Summary: A look at the four conditions of the human heart and the receptivity of each to the Word of God
A Lesson in Farming
Text: Luke 8:4-15
Introduction: For the next several weeks we’re going to be looking at the parables of Christ as they are found in the Gospel of Luke. The word for "parable" means, "to throw alongside." Therefore, a parable is a type of illustration thrown alongside of an important spiritual truth in order to explain it. What’s odd about the Parable of the Sower is that Jesus spoke to people living in a culture that was very familiar with farming, yet many were confused by His illustration. That’s why Jesus would say to them, "He who has ears to hear, let him hear." For those who hung on every word because they had a hunch where to find "truth," this illustration became a wonderful tool to help them consider the condition of their hearts. To others who failed to hear (comprehend) this saving word from Christ, it was a sign that they were under the judgment of God and unable to understand truth. In John 9:39-41 Jesus indicted the Pharisees because they had seen His miracles, yet failed to reach what should have been the logical conclusion. Therefore, they remained under the judgment of God. They were simply unable to detect the work of God though it happened all around them. This reminds me of a story I heard recently.
It seems that a Native American and his friend were in downtown New York City, walking near Times Square in Manhattan. It was during the noon lunch hour and the streets were filled with people. Cars were honking their horns, taxicabs were squealing around corners, sirens were wailing, and the sounds of the city were almost deafening. Suddenly, the Native American said, “I hear a cricket.” His friend said, “What? You gotta be kidding me. You couldn’t possibly hear a cricket in all of this noise!” “No, I’m sure of it,” the Native American said. “I heard a cricket.” “That’s crazy,” said the friend. The Native American listened carefully for a moment, and then walked across the street to a big cement planter where some shrubs were growing. He looked into the bushes, beneath the branches, and sure enough, he located a small cricket. His friend was utterly amazed. “That’s incredible,” said his friend. “You must have super-human ears!” “No,” said the Native American. “My ears are no different from yours. It all depends on what you’re listening for.” “But that can’t be!” said the friend. “I could never hear a cricket in this noise.” “Yes, it’s true,” came the reply. “It depends on what is really important to you. Here, let me show you.” He reached into his pocket, pulled out a few coins, and discreetly dropped them on the sidewalk. And then, with the noise of the crowded street still blaring in their ears, they noticed every head within twenty feet turn and look to see the money spread across the pavement. “See what I mean?” asked the Native American. “It all depends on what’s important to you.”

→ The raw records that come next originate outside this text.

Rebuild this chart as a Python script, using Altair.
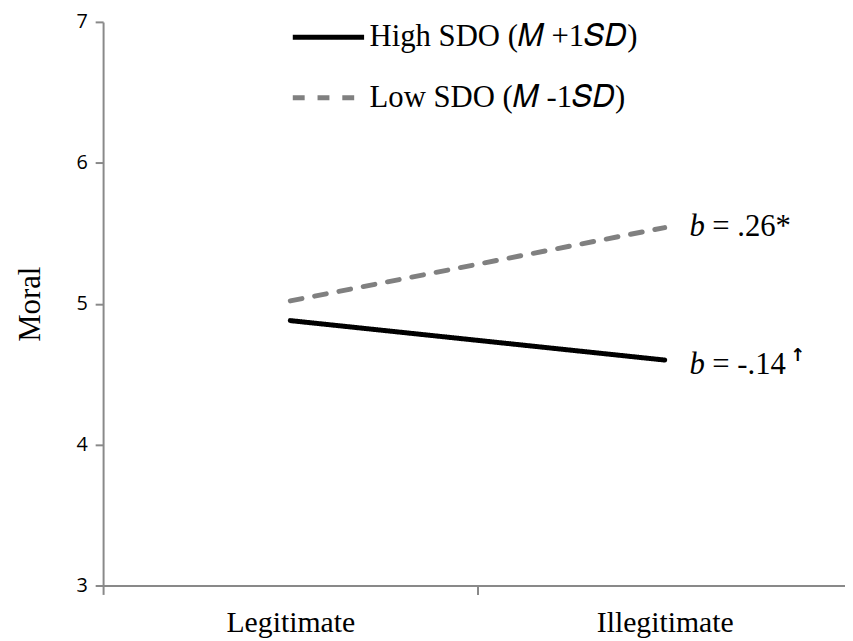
import altair as alt
import pandas as pd

# ---- data ----
conditions = ["Legitimate", "Illegitimate"]
condition_x = [0, 1]
high_sdo = [4.88, 4.60]
low_sdo = [5.02, 5.54]
series_names = ["High SDO (𝑀 +1𝑆𝐷)", "Low SDO (𝑀 -1𝑆𝐷)"]
slope_text = ["= -.14", "= .26*"]
slope_mark = ["↑", ""]
y_ticks = [3, 4, 5, 6, 7]
x_ticks = [-0.5, 0, 0.5, 1]

rows = []
for name, vals in zip(series_names, [high_sdo, low_sdo]):
    for c, x, v in zip(conditions, condition_x, vals):
        rows.append({"series": name, "condition": c, "x": x, "value": v})
df = pd.DataFrame(rows)

ends = pd.DataFrame({
    "series": series_names,
    "x": [condition_x[-1]] * 2,
    "value": [high_sdo[-1], low_sdo[-1]],
    "b": ["b", "b"],
    "rest": slope_text,
    "sup": slope_mark,
})

SERIF = "Liberation Serif"
AXIS_GRAY = "#898989"
FS = 31

label_expr = " : ".join(
    [f"datum.value == {x} ? '{c}'" for c, x in zip(conditions, condition_x)]
) + " : ''"

x_enc = alt.X(
    "x:Q",
    scale=alt.Scale(domain=[-0.5, 1.4815], nice=False, zero=False),
    axis=alt.Axis(
        values=x_ticks, title=None, grid=False, labelExpr=label_expr,
        labelFont=SERIF, labelFontSize=30, labelColor="black",
        labelPadding=13, labelFlush=False, labelOverlap=False,
        tickSize=9, tickWidth=2, tickColor=AXIS_GRAY,
        tickOpacity={"condition": {"test": "datum.value == 0 || datum.value == 1", "value": 0}, "value": 1},
        domainColor=AXIS_GRAY, domainWidth=2,
    ),
)
y_enc = alt.Y(
    "value:Q",
    scale=alt.Scale(domain=[3, 7], nice=False, zero=False),
    axis=alt.Axis(
        values=y_ticks, format="d", title="Moral", grid=False,
        labelFont="Open Sans", labelFontSize=20, labelColor="black", labelPadding=8,
        tickSize=8, tickWidth=2, tickColor=AXIS_GRAY,
        domainColor=AXIS_GRAY, domainWidth=2,
        titleFont=SERIF, titleFontSize=FS, titleFontWeight="normal",
        titleColor="black", titlePadding=30,
    ),
)

lines = alt.Chart(df).mark_line(strokeWidth=5, strokeCap="round").encode(
    x=x_enc,
    y=y_enc,
    color=alt.Color(
        "series:N",
        scale=alt.Scale(domain=series_names, range=["#000000", "#808080"]),
        legend=alt.Legend(
            title=None, orient="none", legendX=189, legendY=-23,
            labelFont=SERIF, labelFontSize=FS, labelColor="black", labelOffset=3,
            labelLimit=0,
            symbolType="stroke", symbolSize=5184, symbolStrokeWidth=5,
            rowPadding=7,
        ),
    ),
    strokeDash=alt.StrokeDash(
        "series:N",
        scale=alt.Scale(domain=series_names, range=[[1, 0], [12, 13]]),
        legend=None,
    ),
    order="x:Q",
)

def annot(series, dy):
    base = alt.Chart(ends).transform_filter(alt.datum.series == series).encode(
        x=alt.X("x:Q"), y=alt.Y("value:Q")
    )
    b = base.mark_text(align="left", baseline="alphabetic", dx=25, dy=dy,
                       font=SERIF, fontSize=FS, fontStyle="italic", color="black").encode(text="b:N")
    rest = base.mark_text(align="left", baseline="alphabetic", dx=48, dy=dy,
                          font=SERIF, fontSize=FS, color="black").encode(text="rest:N")
    sup = base.mark_text(align="left", baseline="alphabetic", dx=127, dy=dy - 13,
                         font="DejaVu Sans", fontSize=18, fontWeight="bold", color="black").encode(text="sup:N")
    return b + rest + sup

chart = alt.layer(
    lines,
    annot(series_names[0], 14),
    annot(series_names[1], 8),
).properties(
    width=749, height=569,
    autosize=alt.AutoSizeParams(type="none"),
    padding={"left": 96, "top": 11, "right": 0, "bottom": 53},
).configure_view(stroke=None)

chart.save("out.html", embed_options={"renderer": "svg", "actions": False})
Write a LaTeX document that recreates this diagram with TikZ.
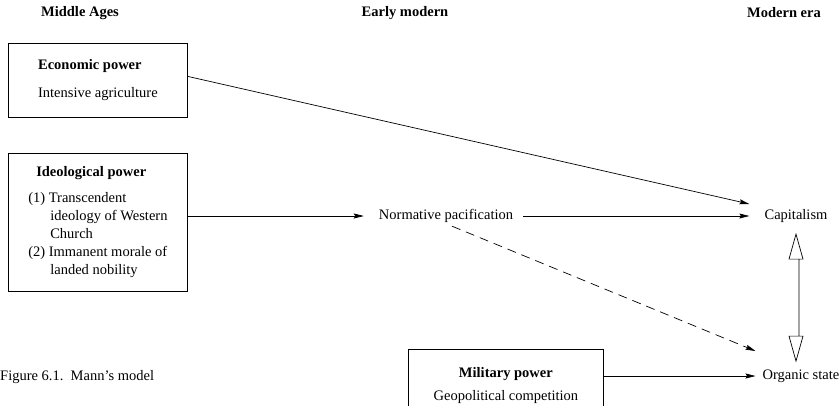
\documentclass[tikz,border=0pt]{standalone}
\usepackage{fontspec}
\setmainfont{Liberation Serif}
\usetikzlibrary{arrows.meta}

\tikzstyle{era}=[font=\fontsize{14.5}{18}\selectfont\bfseries]
\tikzstyle{power}=[draw, line width=0.8pt, anchor=north west, align=left]
\tikzstyle{stage}=[inner xsep=15pt]
\tikzstyle{flow}=[->, line width=0.7pt]
\tikzstyle{twoway}=[draw, line width=0.7pt, line join=miter]
\def\itemgap{22pt}
\def\headlen{25}

\begin{document}
\begin{tikzpicture}[x=1pt, y=-1pt, font=\fontsize{14.5}{18}\selectfont,
    >={Stealth[length=10pt, width=5pt, inset=1.5pt]}]
    \clip (0,0) rectangle (840,405);

	% Define the nodes in the picture
    \node (mid_hdr) [era] at (80,13) {Middle Ages};
    \node (early_hdr) [era] at (405,13) {Early modern};
    \node (modern_hdr) [era] at (784,13) {Modern era};

    \node (econ) [power, minimum width=179pt, minimum height=74pt] at (8,43)
        {\textbf{Economic power}\\[10pt]Intensive agriculture};
    \node (ideo) [power, minimum width=179pt, minimum height=138pt] at (8,153)
        {\hspace*{8pt}\textbf{Ideological power}\\[8pt]
         (1) Transcendent\\
         \hspace*{\itemgap}ideology of Western\\
         \hspace*{\itemgap}Church\\
         (2) Immanent morale of\\
         \hspace*{\itemgap}landed nobility};
    \node (mil) [power, align=center, minimum width=195pt, minimum height=72pt] at (408,349)
        {\textbf{Military power}\\[5pt]Geopolitical competition};

    \node (norm) [stage] at (446,216) {Normative pacification};
    \node (cap) [stage] at (796,216) {Capitalism};
    \node (org) [inner xsep=7pt] at (801,376) {Organic state};

    \node (caption) [anchor=west, inner sep=0pt] at (0,377) {Figure 6.1.\ \ Mann's model};

    % Define the edges in the picture
    \draw [flow] ([yshift=4pt]econ.east) -- ([yshift=12pt]cap.west);
    \draw [flow] (ideo.east |- norm.west) -- (norm.west);
    \draw [flow, shorten <=-5pt] (norm.east) -- (cap.west);
    \draw [flow, dash pattern=on 9pt off 6pt] ([xshift=6pt]norm.south) -- ([yshift=25pt]org.west);
    \draw [flow] (mil.east |- org.west) -- (org.west);

    % hollow two-way arrow between capitalism and the state
    \coordinate (up_tip) at ([yshift=-8pt]cap.south);
    \coordinate (down_tip) at ([yshift=5pt]cap.south |- org.north);
    \draw [twoway] (up_tip) -- ++(7,\headlen) -- ++(-4,0) |- ([shift={(-7pt,\headlen pt)}]down_tip)
        -- (down_tip) -- ++(7,-\headlen) -- ++(-4,0) |- ([shift={(-7pt,-\headlen pt)}]up_tip) -- cycle;
\end{tikzpicture}
\end{document}
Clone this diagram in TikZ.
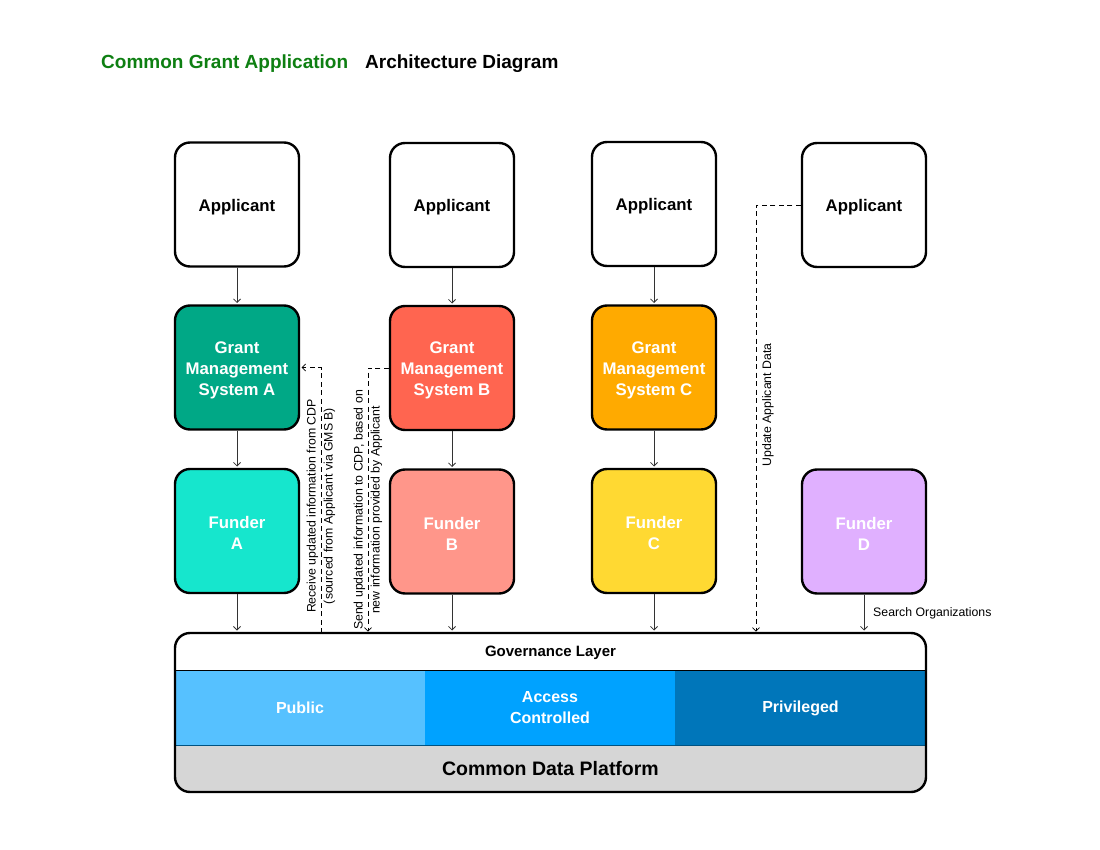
\documentclass[tikz,border=0pt]{standalone}
\usepackage{fontspec}
\setmainfont{Liberation Sans}
\usetikzlibrary{arrows.meta}
\definecolor{gmsA}{HTML}{00A886}
\definecolor{gmsB}{HTML}{FF6550}
\definecolor{gmsC}{HTML}{FFAA00}
\definecolor{fA}{HTML}{16E6CD}
\definecolor{fB}{HTML}{FF968A}
\definecolor{fC}{HTML}{FFD932}
\definecolor{fD}{HTML}{E0B0FF}
\definecolor{pub}{HTML}{56C1FF}
\definecolor{acc}{HTML}{00A2FF}
\definecolor{priv}{HTML}{0076BA}
\definecolor{plat}{HTML}{D6D6D6}
\definecolor{ttl}{HTML}{0E7F12}
\definecolor{conn}{HTML}{333333}
\begin{document}
\begin{tikzpicture}[x=1pt,y=-1pt,
  box/.style={draw=black, line width=2.4pt, rounded corners=15pt, minimum width=124pt, minimum height=124pt, align=center, inner sep=0pt, font=\bfseries\fontsize{16.8}{21}\selectfont},
  appbox/.style={box, fill=white, text height=16.5pt},
  gmsbox/.style={box, text=white, text height=59pt},
  fundbox/.style={box, text=white, text height=37.5pt},
  arr/.style={draw=conn, line width=0.8pt, -{Straight Barb[length=3.5pt,width=7pt]}, shorten >=1.3pt},
  dasharr/.style={arr, draw=black, dash pattern=on 5pt off 3.5pt},
  lbl/.style={align=center, inner sep=0pt, font=\fontsize{12.3}{17}\selectfont},
  band/.style={inner sep=0pt, align=center, text=white, font=\bfseries\fontsize{16}{21}\selectfont},
  ttlstyle/.style={anchor=west, inner sep=0pt, font=\bfseries\fontsize{19}{23}\selectfont}
]
\useasboundingbox (0,0) rectangle (1100,850);

% title
\node[ttlstyle, text=ttl] (t1) at (101,64) {Common Grant Application};
\node[ttlstyle] (t2) at (365,64) {Architecture Diagram};

% applicants
\node[appbox] (appA) at (237,204.5) {Applicant};
\node[appbox] (appB) at (452,205) {Applicant};
\node[appbox] (appC) at (654,204) {Applicant};
\node[appbox] (appD) at (864,205) {Applicant};

% grant management systems
\node[gmsbox, fill=gmsA] (gmsA) at (237,367.5) {Grant\\Management\\System A};
\node[gmsbox, fill=gmsB] (gmsB) at (452,368) {Grant\\Management\\System B};
\node[gmsbox, fill=gmsC] (gmsC) at (654,367.5) {Grant\\Management\\System C};

% funders
\node[fundbox, fill=fA] (fundA) at (237,531) {Funder\\A};
\node[fundbox, fill=fB] (fundB) at (452,531.5) {Funder\\B};
\node[fundbox, fill=fC] (fundC) at (654,531) {Funder\\C};
\node[fundbox, fill=fD] (fundD) at (864,531.5) {Funder\\D};

% common data platform
\begin{scope}
  \clip[rounded corners=15pt] (175,633) rectangle (926,792);
  \node[fill=white, minimum width=751pt, minimum height=38pt, inner sep=0pt, font=\bfseries\fontsize{15}{19}\selectfont] (gov) at (550.5,653) {Governance Layer};
  \node[band, fill=pub, minimum width=250pt, minimum height=74pt] (pubband) at (300,708) {Public};
  \node[band, fill=acc, minimum width=250pt, minimum height=74pt] (accband) at (550,708) {Access\\Controlled};
  \node[band, fill=priv, minimum width=251pt, minimum height=74pt] (privband) at (800.5,708) {Privileged};
  \node[fill=plat, minimum width=751pt, minimum height=47pt, inner sep=0pt, font=\bfseries\fontsize{19.5}{23}\selectfont] (platlbl) at (550.5,768.5) {Common Data Platform};
  \draw[line width=0.8pt] (pubband.north west) -- (privband.north east);
  \draw[line width=0.6pt, draw=priv!70!black] (pubband.south west) -- (privband.south east);
\end{scope}
\node[draw=black, line width=2.4pt, rounded corners=15pt, minimum width=751pt, minimum height=159pt, inner sep=0pt] (cdp) at (550.5,712.5) {};

% solid connectors
\draw[arr] (appA) -- (gmsA);
\draw[arr] (appB) -- (gmsB);
\draw[arr] (appC) -- (gmsC);
\draw[arr] (gmsA) -- (fundA);
\draw[arr] (gmsB) -- (fundB);
\draw[arr] (gmsC) -- (fundC);
\draw[arr] (fundA.south) -- (fundA.south |- cdp.north);
\draw[arr] (fundB.south) -- (fundB.south |- cdp.north);
\draw[arr] (fundC.south) -- (fundC.south |- cdp.north);
\draw[arr] (fundD.south) -- (fundD.south |- cdp.north);
\node[lbl, anchor=west] (srch) at (873,613) {Search Organizations};

% dashed connectors
\coordinate (r1) at (321,633);
\coordinate (r2) at (368,633);
\coordinate (r3) at (756,633);
\draw[dasharr] (r1) |- (gmsA.east);
\draw[dasharr] (gmsB.west) -| (r2);
\draw[dasharr] (appD.west) -| (r3);

\node[lbl, rotate=90] (l1) at (321,506) {Receive updated information from CDP\\(sourced from Applicant via GMS B)};
\node[lbl, rotate=90] (l2) at (368,510) {Send updated information to CDP, based on\\new information provided by Applicant};
\node[lbl, rotate=90] (l3) at (768,405) {Update Applicant Data};
\end{tikzpicture}
\end{document}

Luke knew what was important, the words of Christ. He recognized that one of Christ’s primary means for teaching truth was the use of parables. It is no wonder, then, that we find he records more of them than any other Gospel writer. Since Luke was not only an historian, but also a doctor, I have decided to title this series: A Physician’s Prescription for Living. Of all the Gospel writers, I find it interesting that Luke was the only one to have quoted Jesus when He said, "The physician doesn’t come to heal the healthy but the sick." Who better than a doctor himself to understand the message and methods of a fellow healer?